EXERCISE GOAL:
Retype nothing but the lines from the start of the material up to and including the line with "import seaborn as sns". Pictures don't belong in the copy.

____ DATA TO USE

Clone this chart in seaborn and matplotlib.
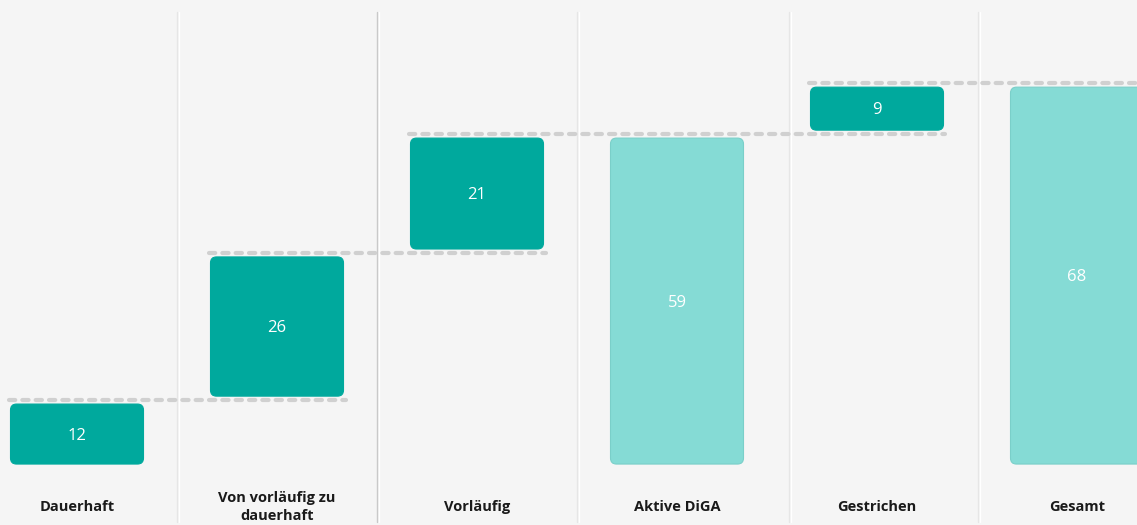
import matplotlib
matplotlib.use("Agg")
import matplotlib.pyplot as plt
from matplotlib.patches import FancyBboxPatch
import pandas as pd
import seaborn as sns

# Daten (Wasserfall)
categories = ["Dauerhaft", "Von vorläufig zu\ndauerhaft", "Vorläufig",
              "Aktive DiGA", "Gestrichen", "Gesamt"]
values = [12, 26, 21, 59, 9, 68]
bottoms = [0, 12, 38, 0, 59, 0]
kinds = ["Delta", "Delta", "Delta", "Summe", "Delta", "Summe"]

# Verbindungslinien: (Niveau, von Balken, bis Balken)
connectors = [(12, 0, 1), (38, 1, 2), (59, 2, 4), (68, 4, 5)]

df = pd.DataFrame({"Kategorie": categories, "Wert": values,
                   "Basis": bottoms, "Typ": kinds})

BG = "#f5f5f5"
DARK = "#00a99d"
LIGHT = "#85dbd5"

sns.set_theme(style="white")
plt.rcParams["font.family"] = ["Open Sans", "DejaVu Sans"]

fig = plt.figure(figsize=(11.37, 5.25), dpi=100, facecolor=BG)
ax = fig.add_axes([0, 0, 1, 1])
ax.set_facecolor(BG)

bar_w = 0.665
sns.barplot(data=df, x="Kategorie", y="Wert", hue="Typ",
            palette={"Delta": DARK, "Summe": LIGHT}, dodge=False,
            saturation=1, width=bar_w, legend=False, ax=ax, order=categories)

ax.set_xlim(-0.385, 5.3)
ax.set_ylim(-10.07, 82.7)

# Trennlinien
for xpos, col in [(0.5, "#e6e6e6"), (1.5, "#c9c9c9"), (2.5, "#e6e6e6"),
                  (3.56, "#e6e6e6"), (4.505, "#e6e6e6")]:
    ax.axvline(xpos, ymin=0.006, ymax=0.978, color=col, lw=1.0, zorder=0)
    ax.axvline(xpos + 0.012, ymin=0.006, ymax=0.978, color="white", lw=1.0, zorder=0)

# Balken verschieben und abrunden
inset = 0.7
x_px = 200.0
y_px = 5.66
for p in list(ax.patches):
    if p.get_height() == 0:
        continue
    i = int(round(p.get_x() + p.get_width() / 2))
    base = bottoms[i]
    h = values[i]
    fc = p.get_facecolor()
    p.set_visible(False)
    ec = "#7acfc9" if kinds[i] == "Summe" else DARK
    box = FancyBboxPatch((p.get_x(), base + inset), p.get_width(), h - 2 * inset,
                         boxstyle="round,pad=0,rounding_size=0.03",
                         mutation_aspect=x_px / y_px,
                         facecolor=fc, edgecolor=ec, lw=0.8, zorder=3)
    ax.add_patch(box)
    ax.text(i, base + h / 2 - 0.3, str(h), ha="center", va="center",
            color="white", fontsize=12, zorder=4)

# gestrichelte Verbindungen
for level, a, b in connectors:
    x0 = a - bar_w / 2 - 0.01
    x1 = b + bar_w / 2 + 0.01 if b < 5 else 5.5
    ax.plot([x0, x1], [level, level], color="#d0d0d0", lw=3.0,
            dashes=(1.5, 1.7), dash_capstyle="round", zorder=2)

# Kategorien
for i, c in enumerate(categories):
    ax.text(i, -6.9, c, ha="center", va="center", fontsize=10.5,
            fontweight="bold", color="#1a1a1a", linespacing=1.4)

ax.set_axis_off()
fig.savefig("out.png", dpi=100, facecolor=BG)
plt.close(fig)
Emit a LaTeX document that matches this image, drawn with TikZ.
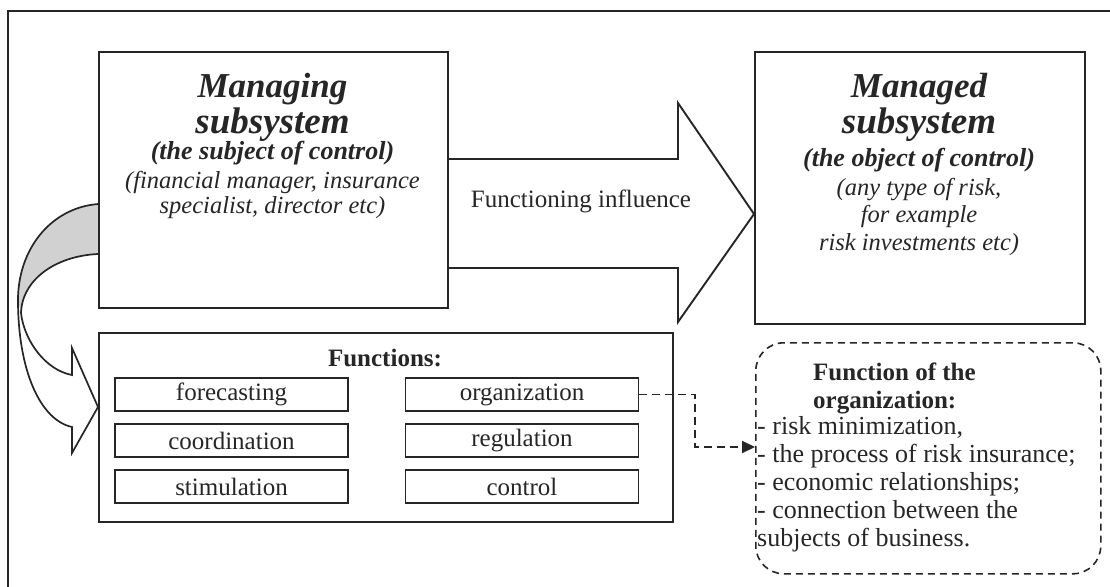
\documentclass[tikz,border=0pt]{standalone}
\usepackage{fontspec}
\setmainfont{Liberation Serif}
\usetikzlibrary{arrows.meta,calc}
\newcommand\fsz[1]{\fontsize{#1}{#1}\selectfont}
\begin{document}
\begin{tikzpicture}[x=1pt,y=-1pt,
  box/.style={draw=black!85, line width=1.9pt, fill=white, inner sep=0pt, anchor=north west},
  item/.style={draw=black!85, line width=1.7pt, minimum width=233pt, minimum height=33pt, inner sep=0pt, font=\fsz{25}, text=black!85},
  txt/.style={inner sep=0pt, anchor=base, text=black!85},
  txtl/.style={inner sep=0pt, anchor=base west, text=black!85},
  shapeline/.style={draw=black!85, line width=1.9pt},
  dashline/.style={draw=black!85, line width=1.8pt, dash pattern=on 8pt off 5pt},
  ]
\clip (0,0) rectangle (1110,586);
% outer frame
\draw[shapeline] (8,600) -- (8,11) -- (1120,11);

% curved arrow to the functions
\fill[black!18] (98,204) .. controls (50,208) and (18,250) .. (18,300) -- (21,313) .. controls (22,280) and (55,256) .. (98,254) -- cycle;
\draw[shapeline, line width=1.7pt, line join=miter] (98,204) .. controls (50,208) and (18,250) .. (18,300) .. controls (18,370) and (40,420) .. (72,427) -- (72,453) -- (98,407) -- (72,348) -- (72,375) .. controls (45,370) and (24,340) .. (21,313) .. controls (22,280) and (55,256) .. (98,254);

% boxes
\node[box, minimum width=349pt, minimum height=256pt] (mng) at (98,51) {};
\node[box, minimum width=330pt, minimum height=272pt] (mgd) at (754,51) {};
\node[box, minimum width=574pt, minimum height=189pt] (fn) at (98,332) {};

% big arrow
\draw[shapeline, line join=miter] (mng.east |- 0,159) -- (678,159) -- (678,103) -- (mgd.west |- 0,214) -- (678,322) -- (678,268) -- (mng.east |- 0,268);
\node[txt, font=\fsz{25}] (infl) at (581,207) {Functioning influence};

% managing text
\node[txt, font=\fsz{35}\bfseries\itshape] (mnga) at (272.5,97) {Managing};
\node[txt, font=\fsz{37}\bfseries\itshape] (mngb) at (272.5,133) {subsystem};
\node[txt, font=\fsz{26}\bfseries\itshape] (mngc) at (272.5,159) {(the subject of control)};
\node[txt, font=\fsz{24.5}\itshape] (mngd) at (272.5,188) {(financial manager, insurance};
\node[txt, font=\fsz{24.5}\itshape] (mnge) at (272.5,213) {specialist, director etc)};

% managed text
\node[txt, font=\fsz{35}\bfseries\itshape] (mgda) at (919,97) {Managed};
\node[txt, font=\fsz{37}\bfseries\itshape] (mgdb) at (919,133) {subsystem};
\node[txt, font=\fsz{26}\bfseries\itshape] (mgdc) at (919,166) {(the object of control)};
\node[txt, font=\fsz{24.5}\itshape] (mgdd) at (919,195) {(any type of risk,};
\node[txt, font=\fsz{24.5}\itshape] (mgde) at (919,222) {for example};
\node[txt, font=\fsz{24.5}\itshape] (mgdf) at (919,250) {risk investments etc)};

% functions
\node[txt, font=\fsz{25}\bfseries] (fnt) at (385,366) {Functions:};
\node[item] (f1) at (231.5,394.5) {forecasting};
\node[item] (f2) at (231.5,440.5) {coordination};
\node[item] (f3) at (231.5,486.5) {stimulation};
\node[item] (f4) at (522,394.5) {organization};
\node[item] (f5) at (522,440.5) {regulation};
\node[item] (f6) at (522,486.5) {control};

% function of the organization
\node[box, fill=none, minimum width=345pt, minimum height=231pt, rounded corners=28pt, line width=1.6pt, dash pattern=on 7pt off 5pt] (fob) at (755,342) {};
\coordinate (bend) at (695,447);
\draw[dashline, -{Triangle[length=13pt,width=12pt]}] (f4.east) -| (bend) -- (bend -| fob.west);

\node[txtl, font=\fsz{25}\bfseries] (foba) at (813,380) {Function of the};
\node[txtl, font=\fsz{25}\bfseries] (fobb) at (813,408) {organization:};
\node[txtl, font=\fsz{26}] (fobc) at (757,434) {- risk minimization,};
\node[txtl, font=\fsz{26}] (fobd) at (757,462) {- the process of risk insurance;};
\node[txtl, font=\fsz{26}] (fobe) at (757,490) {- economic relationships;};
\node[txtl, font=\fsz{26}] (fobf) at (757,518) {- connection between the};
\node[txtl, font=\fsz{26}] (fobg) at (757,546) {subjects of business.};
\end{tikzpicture}
\end{document}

________

ANSWER TO THIS EXERCISE:
Clone this chart in seaborn and matplotlib.
import matplotlib
matplotlib.use("Agg")
import matplotlib.pyplot as plt
from matplotlib.patches import FancyBboxPatch
import pandas as pd
import seaborn as sns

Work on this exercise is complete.